# WHAT IS NEEDED:
Among the entries below, copy only the span from the line containing "Rebuild this chart as a Python script, using seaborn" through the line containing "lac_share = [30, 31, 5, 1, 9, 24]". Do so exactly, and skip the pictures.
-- begin --
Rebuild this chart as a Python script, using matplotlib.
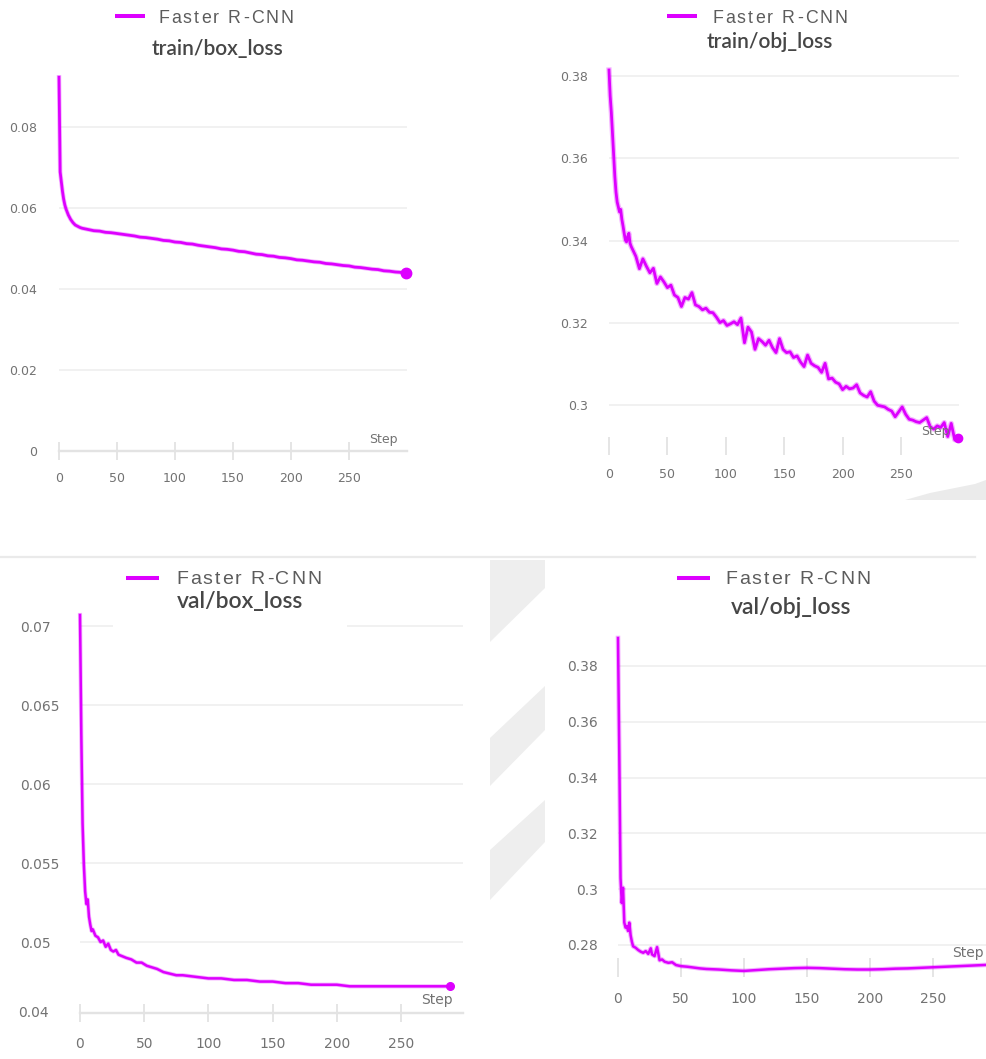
import matplotlib
matplotlib.use("Agg")
import matplotlib.pyplot as plt
from matplotlib import transforms as mtransforms
from matplotlib.patches import Polygon, Rectangle
from matplotlib.lines import Line2D
from matplotlib.font_manager import FontProperties, findfont, get_font

W, H = 986, 1059
DPI = 100

# ---------------- data ----------------
run_name = "Faster R-CNN"
titles = ["train/box_loss", "train/obj_loss", "val/box_loss", "val/obj_loss"]
x_ticks = [0, 50, 100, 150, 200, 250]

train_box_steps = [0, 1, 2, 3, 4, 5, 6, 8, 10, 12, 14, 16, 18, 20,
                   25, 30, 35, 40, 45, 50, 55, 60, 65, 70, 75, 80, 85, 90, 95,
                   100, 105, 110, 115, 120, 125, 130, 135, 140, 145, 150, 155,
                   160, 165, 170, 175, 180, 185, 190, 195, 200, 205, 210, 215,
                   220, 225, 230, 235, 240, 245, 250, 255, 260, 265, 270, 275,
                   280, 285, 290, 295, 299]
train_box_loss = [0.0923, 0.0689, 0.0665, 0.0641, 0.0622, 0.0608, 0.0598, 0.0583,
                  0.0572, 0.0564, 0.0558, 0.0555, 0.0552, 0.0550,
                  0.0547, 0.0544, 0.0543, 0.0540, 0.0539, 0.0537, 0.0535, 0.0533,
                  0.0531, 0.0528, 0.0527, 0.0525, 0.0523, 0.0520, 0.0519,
                  0.0516, 0.0515, 0.0512, 0.0511, 0.0508, 0.0506, 0.0504, 0.0502,
                  0.0499, 0.0498, 0.0496, 0.0493, 0.0492, 0.0489, 0.0486, 0.0485,
                  0.0482, 0.0481, 0.0478, 0.0477, 0.0475, 0.0472, 0.0471, 0.0469,
                  0.0467, 0.0466, 0.0463, 0.0462, 0.0460, 0.0458, 0.0457, 0.0454,
                  0.0453, 0.0451, 0.0449, 0.0448, 0.0445, 0.0444, 0.0442, 0.0441,
                  0.0439]

train_obj_steps = [0, 1, 2, 3, 4, 5, 6, 7, 8, 9, 10, 11, 12, 13, 14, 15, 16, 17,
                   18, 19, 20, 23, 26, 29, 32, 35, 38, 41, 44, 47, 50, 53, 56, 59,
                   62, 65, 68, 71, 74, 77, 80, 83, 86, 89, 92, 95, 98, 101, 104,
                   107, 110, 113, 116, 119, 122, 125, 128, 131, 134, 137, 140, 143,
                   146, 149, 152, 155, 158, 161, 164, 167, 170, 173, 176, 179, 182,
                   185, 188, 191, 194, 197, 200, 203, 206, 209, 212, 215, 218, 221,
                   224, 227, 230, 233, 236, 239, 242, 245, 248, 251, 254, 257, 260,
                   263, 266, 269, 272, 275, 278, 281, 284, 287, 290, 293, 296, 299]
train_obj_loss = [0.3815, 0.3752, 0.3712, 0.3660, 0.3608, 0.3556, 0.3518, 0.3494,
                  0.3482, 0.3470, 0.3476, 0.3452, 0.3436, 0.3418, 0.3402, 0.3397,
                  0.3410, 0.3418, 0.3394, 0.3386, 0.3380, 0.3362, 0.3332, 0.3356,
                  0.3338, 0.3322, 0.3333, 0.3296, 0.3312, 0.3300, 0.3286, 0.3292,
                  0.3268, 0.3262, 0.3240, 0.3262, 0.3258, 0.3274, 0.3244, 0.3240,
                  0.3232, 0.3236, 0.3226, 0.3225, 0.3214, 0.3201, 0.3206, 0.3194,
                  0.3198, 0.3203, 0.3196, 0.3212, 0.3152, 0.3190, 0.3178, 0.3136,
                  0.3162, 0.3155, 0.3146, 0.3158, 0.3140, 0.3128, 0.3162, 0.3136,
                  0.3128, 0.3130, 0.3116, 0.3120, 0.3105, 0.3094, 0.3122, 0.3102,
                  0.3096, 0.3092, 0.3080, 0.3102, 0.3064, 0.3066, 0.3056, 0.3052,
                  0.3038, 0.3046, 0.3040, 0.3042, 0.3050, 0.3030, 0.3024, 0.3020,
                  0.3033, 0.3010, 0.3000, 0.2998, 0.2996, 0.2990, 0.2986, 0.2972,
                  0.2984, 0.2996, 0.2978, 0.2966, 0.2964, 0.2960, 0.2958, 0.2964,
                  0.2970, 0.2948, 0.2942, 0.2950, 0.2946, 0.2958, 0.2924, 0.2956,
                  0.2916, 0.2920]

val_box_steps = [0, 1, 2, 3, 4, 5, 6, 7, 8, 9, 10, 12, 14, 16, 18, 20, 22, 24, 26,
                 28, 30, 33, 36, 40, 44, 48, 52, 56, 60, 65, 70, 75, 80, 90, 100,
                 110, 120, 130, 140, 150, 160, 170, 180, 190, 200, 210, 220, 230,
                 240, 250, 260, 270, 280, 288]
val_box_loss = [0.0707, 0.0632, 0.0575, 0.0549, 0.0532, 0.0524, 0.0527, 0.0516,
                0.0511, 0.0507, 0.0508, 0.0504, 0.0503, 0.0500, 0.0501, 0.0497,
                0.0499, 0.0495, 0.0494, 0.0495, 0.0492, 0.0491, 0.0490, 0.0489,
                0.0487, 0.0487, 0.0485, 0.0484, 0.0483, 0.0481, 0.0480, 0.0479,
                0.0479, 0.0478, 0.0477, 0.0477, 0.0476, 0.0476, 0.0475, 0.0475,
                0.0474, 0.0474, 0.0473, 0.0473, 0.0473, 0.0472, 0.0472, 0.0472,
                0.0472, 0.0472, 0.0472, 0.0472, 0.0472, 0.0472]

val_obj_steps = [0, 1, 2, 3, 4, 5, 6, 7, 8, 9, 10, 11, 12, 14, 16, 18, 20, 22, 24,
                 26, 27, 29, 31, 33, 35, 37, 40, 43, 46, 50, 55, 60, 65, 70, 80,
                 90, 100, 110, 120, 130, 140, 150, 160, 170, 180, 190, 200, 210,
                 220, 230, 240, 250, 260, 270, 280, 290, 299]
val_obj_loss = [0.3900, 0.3490, 0.3040, 0.2950, 0.3005, 0.2880, 0.2862, 0.2868,
                0.2850, 0.2880, 0.2835, 0.2812, 0.2795, 0.2790, 0.2782, 0.2776,
                0.2772, 0.2778, 0.2768, 0.2788, 0.2766, 0.2760, 0.2792, 0.2745,
                0.2748, 0.2740, 0.2736, 0.2738, 0.2728, 0.2724, 0.2722, 0.2719,
                0.2716, 0.2714, 0.2712, 0.2709, 0.2707, 0.2710, 0.2713, 0.2715,
                0.2717, 0.2718, 0.2717, 0.2715, 0.2713, 0.2712, 0.2712, 0.2713,
                0.2715, 0.2716, 0.2718, 0.2720, 0.2722, 0.2724, 0.2726, 0.2728,
                0.2730]

train_box_yticks = [0, 0.02, 0.04, 0.06, 0.08]
train_box_ylabels = ["0", "0.02", "0.04", "0.06", "0.08"]
train_obj_yticks = [0.30, 0.32, 0.34, 0.36, 0.38]
train_obj_ylabels = ["0.3", "0.32", "0.34", "0.36", "0.38"]
val_box_yticks = [0.05, 0.055, 0.06, 0.065, 0.07]
val_box_ylabels = ["0.05", "0.055", "0.06", "0.065", "0.07"]
val_obj_yticks = [0.28, 0.30, 0.32, 0.34, 0.36, 0.38]
val_obj_ylabels = ["0.28", "0.3", "0.32", "0.34", "0.36", "0.38"]

# ---------------- style ----------------
plt.rcParams["font.family"] = ["DejaVu Sans"]
LINE = "#dd00ff"
GRID = "#efefef"
AXIS = "#e3e3e3"
TICK_TXT = "#727272"
LEGEND_TXT = "#5c5c5c"
TITLE_TXT = "#464646"

fig = plt.figure(figsize=(W / DPI, H / DPI), dpi=DPI)
fig.patch.set_facecolor("white")
# pixel coordinates measured from the top-left corner
PX = mtransforms.Affine2D().scale(1, -1).translate(0, H)


def px_axes(left, right, top, bottom, xlim, ylim):
    ax = fig.add_axes([left / W, 1 - bottom / H, (right - left) / W, (bottom - top) / H])
    ax.set_xlim(*xlim)
    ax.set_ylim(*ylim)
    ax.patch.set_visible(False)
    for sp in ax.spines.values():
        sp.set_visible(False)
    return ax


def style(ax, yticks, ylabels, ypad, ysize, xsize, tick_len, xpad, axis_line,
          yha="right"):
    ax.set_yticks(yticks)
    ax.set_yticklabels(ylabels)
    ax.yaxis.grid(True, color=GRID, lw=1.2)
    ax.tick_params(axis="y", length=0, pad=ypad * 0.72, labelsize=ysize,
                   labelcolor=TICK_TXT)
    for lbl in ax.get_yticklabels():
        lbl.set_horizontalalignment(yha)
    ax.set_xticks(x_ticks)
    ax.set_xticklabels([str(t) for t in x_ticks])
    ax.tick_params(axis="x", direction="inout", length=tick_len * 0.72, width=1.3,
                   color=AXIS, pad=xpad * 0.72, labelsize=xsize, labelcolor=TICK_TXT)
    if axis_line:
        ax.spines["bottom"].set_visible(True)
        ax.spines["bottom"].set_color(AXIS)
        ax.spines["bottom"].set_linewidth(1.7)
    ax.set_axisbelow(True)


def spaced_text(x, y, s, size, color, track, family="Liberation Sans"):
    fp = FontProperties(family=family, size=size)
    font = get_font(findfont(fp))
    font.set_size(size, DPI)
    cx = x
    for ch in s:
        if ch != " ":
            fig.text(cx, y, ch, transform=PX, fontproperties=fp, color=color,
                     ha="left", va="baseline", zorder=5)
        g = font.load_char(ord(ch))
        cx += g.linearHoriAdvance / 65536 + track


def header(lx0, lx1, ly, tx, tbase, lsize, track, title, cx, cbase, tsize):
    fig.add_artist(Line2D([lx0, lx1], [ly, ly], transform=PX, color=LINE,
                          lw=2.9, solid_capstyle="butt", zorder=5))
    spaced_text(tx, tbase, run_name, lsize, LEGEND_TXT, track)
    fig.text(cx, cbase, title, transform=PX, ha="center", va="baseline",
             fontsize=tsize, family=["Lato", "DejaVu Sans"], weight="semibold",
             color=TITLE_TXT, zorder=5)


def curve(ax, steps, values, lw, halo):
    # a soft wider pass under the main stroke gives the fuzzy edge of the run line
    ax.plot(steps, values, color=LINE, lw=lw + halo, alpha=0.3, clip_on=False,
            solid_joinstyle="round", zorder=3)
    ax.plot(steps, values, color=LINE, lw=lw, clip_on=False,
            solid_joinstyle="round", zorder=3)


# ---------------- background pieces ----------------
fig.add_artist(Line2D([0, 975], [557, 557], transform=PX, color="#eaeaea", lw=1.6,
                      zorder=-1))
for pts in ([(490, 560), (545, 560), (545, 588), (490, 642)],
            [(490, 738), (545, 686), (545, 730), (490, 786)],
            [(490, 850), (545, 800), (545, 842), (490, 900)]):
    fig.add_artist(Polygon(pts, closed=True, transform=PX, facecolor="#eeeeee",
                           edgecolor="none", zorder=-1))
fig.add_artist(Polygon([(905, 500), (930, 493), (955, 488), (975, 484), (986, 480),
                        (986, 500)], closed=True, transform=PX, facecolor="#ebebeb",
                       edgecolor="none", zorder=-1))

# ---------------- train/box_loss ----------------
ax1 = px_axes(59, 407, 77, 451, (0, 300), (0, 0.09235))
style(ax1, train_box_yticks, train_box_ylabels, 22, 9, 9, 18, 12, True)
fig.text(398, 439, "Step", transform=PX, ha="right", va="center", fontsize=9,
         color=TICK_TXT)
curve(ax1, train_box_steps, train_box_loss, 2.0, 1.2)
ax1.plot(train_box_steps[-1], train_box_loss[-1], "o", color=LINE, ms=7.5,
         clip_on=False, zorder=4)
header(115, 145, 16, 158, 22.7, 12.8, 2.1, titles[0], 218, 55, 15)

# ---------------- train/obj_loss ----------------
ax2 = px_axes(609, 959.4, 70, 446, (0, 300), (0.2901, 0.3815))
style(ax2, train_obj_yticks, train_obj_ylabels, 21, 9, 9, 18, 13, False)
fig.text(950, 432, "Step", transform=PX, ha="right", va="center", fontsize=9,
         color=TICK_TXT)
curve(ax2, train_obj_steps, train_obj_loss, 2.0, 1.8)
ax2.plot(train_obj_steps[-1], train_obj_loss[-1], "o", color=LINE, ms=6,
         clip_on=False, zorder=4)
header(667, 697, 16, 712, 22.7, 12.8, 2.1, titles[1], 770, 47.5, 15)

# ---------------- val/box_loss ----------------
ax3 = px_axes(80, 463, 615, 1013, (0, 298.3), (0.04551, 0.0707))
style(ax3, val_box_yticks, val_box_ylabels, 60, 10, 10, 18, 15, True, yha="left")
fig.text(18, 1013, "0.04", transform=PX, ha="left", va="center", fontsize=10,
         color=TICK_TXT)
fig.text(453, 1000, "Step", transform=PX, ha="right", va="center", fontsize=10,
         color=TICK_TXT)
fig.add_artist(Rectangle((113, 562), 234, 70, transform=PX, facecolor="white",
                         edgecolor="none", zorder=2))
curve(ax3, val_box_steps, val_box_loss, 1.8, 1.2)
ax3.plot(val_box_steps[-1], val_box_loss[-1], "o", color=LINE, ms=5.5,
         clip_on=False, zorder=4)
header(126, 159, 578, 176, 584.3, 14, 2.0, titles[2], 240, 608, 16.5)

# ---------------- val/obj_loss ----------------
ax4 = px_axes(618, 996, 638, 967, (0, 300), (0.2721, 0.3900))
style(ax4, val_obj_yticks, val_obj_ylabels, 20, 10, 10, 19, 15.5, False)
fig.text(952, 953, "Step", transform=PX, ha="left", va="center", fontsize=10,
         color=TICK_TXT)
curve(ax4, val_obj_steps, val_obj_loss, 1.8, 1.5)
header(677, 710, 578, 725, 584.3, 14, 2.0, titles[3], 791, 614, 16.5)

fig.savefig("out.png", dpi=DPI, facecolor="white")
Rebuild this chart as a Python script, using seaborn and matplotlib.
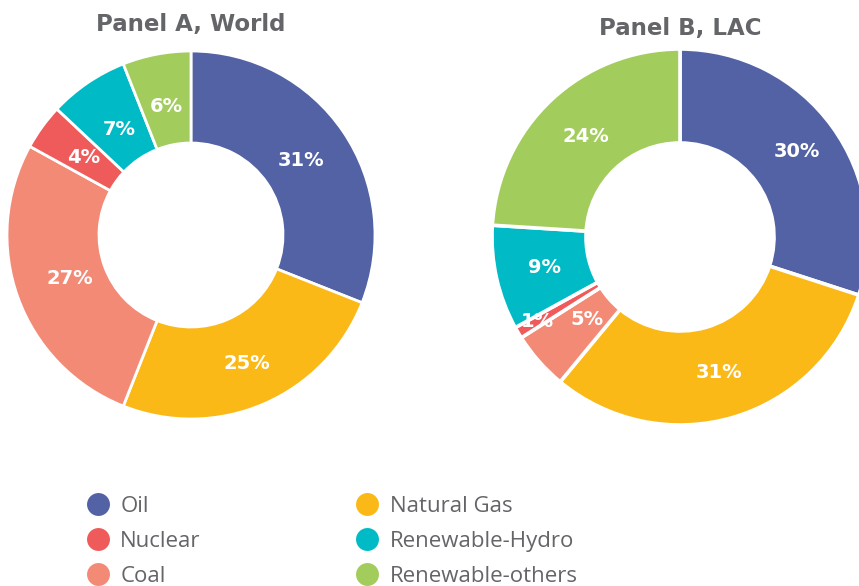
import matplotlib
matplotlib.use("Agg")
import matplotlib.pyplot as plt
from matplotlib.lines import Line2D
import numpy as np
import seaborn as sns

# Energy mix shares (%), clockwise from 12 o'clock
sources = ["Oil", "Natural Gas", "Coal", "Nuclear", "Renewable-Hydro", "Renewable-others"]
world_share = [31, 25, 27, 4, 7, 6]
lac_share = [30, 31, 5, 1, 9, 24]

source_colors = {
    "Oil": "#5262A4",
    "Natural Gas": "#FBB917",
    "Coal": "#F38A76",
    "Nuclear": "#EF5B5B",
    "Renewable-Hydro": "#00BAC6",
    "Renewable-others": "#A2CC5C",
}

sns.set_theme(style="white")
plt.rcParams["font.family"] = ["DejaVu Sans"]

W, H = 859, 586
fig = plt.figure(figsize=(W / 100, H / 100), dpi=100)
fig.patch.set_facecolor("white")

palette = sns.color_palette([source_colors[s] for s in sources])
GREY = "#646569"


def donut(cx, cy, r, shares, title, title_y, edge_lw, label_r):
    ax = fig.add_axes([(cx - r) / W, (H - cy - r) / H, 2 * r / W, 2 * r / H])
    wedges, _ = ax.pie(
        shares, colors=palette, startangle=90, counterclock=False, radius=1.0,
        wedgeprops=dict(width=0.5, edgecolor="white", linewidth=edge_lw),
    )
    for w, v, lr in zip(wedges, shares, label_r):
        ang = np.deg2rad((w.theta1 + w.theta2) / 2)
        ax.text(lr * np.cos(ang), lr * np.sin(ang), f"{v}%", ha="center", va="center",
                color="white", fontsize=14, fontweight="bold", family="DejaVu Sans")
    ax.set_xlim(-1, 1)
    ax.set_ylim(-1, 1)
    ax.set_aspect("equal")
    ax.axis("off")
    fig.text(cx / W, 1 - title_y / H, title, ha="center", va="center",
             fontsize=16.5, fontweight="bold", color=GREY, family="DejaVu Sans")


donut(191, 235, 184, world_share, "Panel A, World", 24,
      2.0, [0.72, 0.76, 0.70, 0.72, 0.69, 0.71])
donut(680, 237, 188, lac_share, "Panel B, LAC", 28,
      2.6, [0.77, 0.75, 0.66, 0.88, 0.74, 0.73])

# Legend: two columns, filled column by column
order = ["Oil", "Nuclear", "Coal", "Natural Gas", "Renewable-Hydro", "Renewable-others"]
handles = [Line2D([], [], marker="o", linestyle="", markersize=16.5,
                  markerfacecolor=source_colors[s], markeredgecolor="none") for s in order]
leg = fig.legend(handles, order, loc="upper left", bbox_to_anchor=(87 / W, 1 - 496 / H),
                 ncol=2, frameon=False, handlelength=1.0, handletextpad=0.5,
                 columnspacing=7.0, labelspacing=0.62, borderaxespad=0, borderpad=0,
                 prop={"family": "Open Sans", "size": 16})
for t in leg.get_texts():
    t.set_color(GREY)

fig.savefig("out.png", dpi=100, facecolor="white")
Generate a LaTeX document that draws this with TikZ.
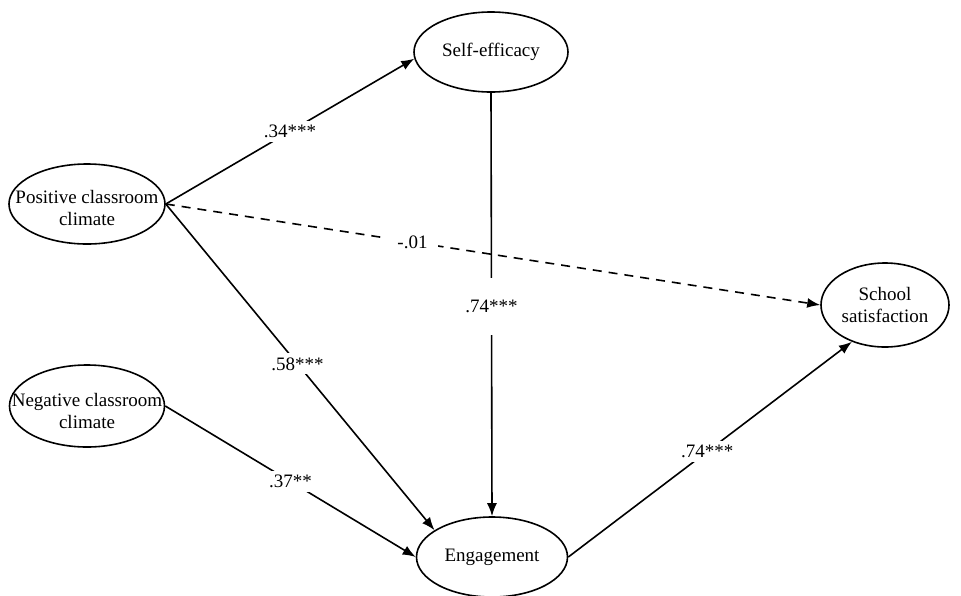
-- end --
# OUTPUT BELOW:
Rebuild this chart as a Python script, using seaborn and matplotlib.
import matplotlib
matplotlib.use("Agg")
import matplotlib.pyplot as plt
from matplotlib.lines import Line2D
import numpy as np
import seaborn as sns

# Energy mix shares (%), clockwise from 12 o'clock
sources = ["Oil", "Natural Gas", "Coal", "Nuclear", "Renewable-Hydro", "Renewable-others"]
world_share = [31, 25, 27, 4, 7, 6]
lac_share = [30, 31, 5, 1, 9, 24]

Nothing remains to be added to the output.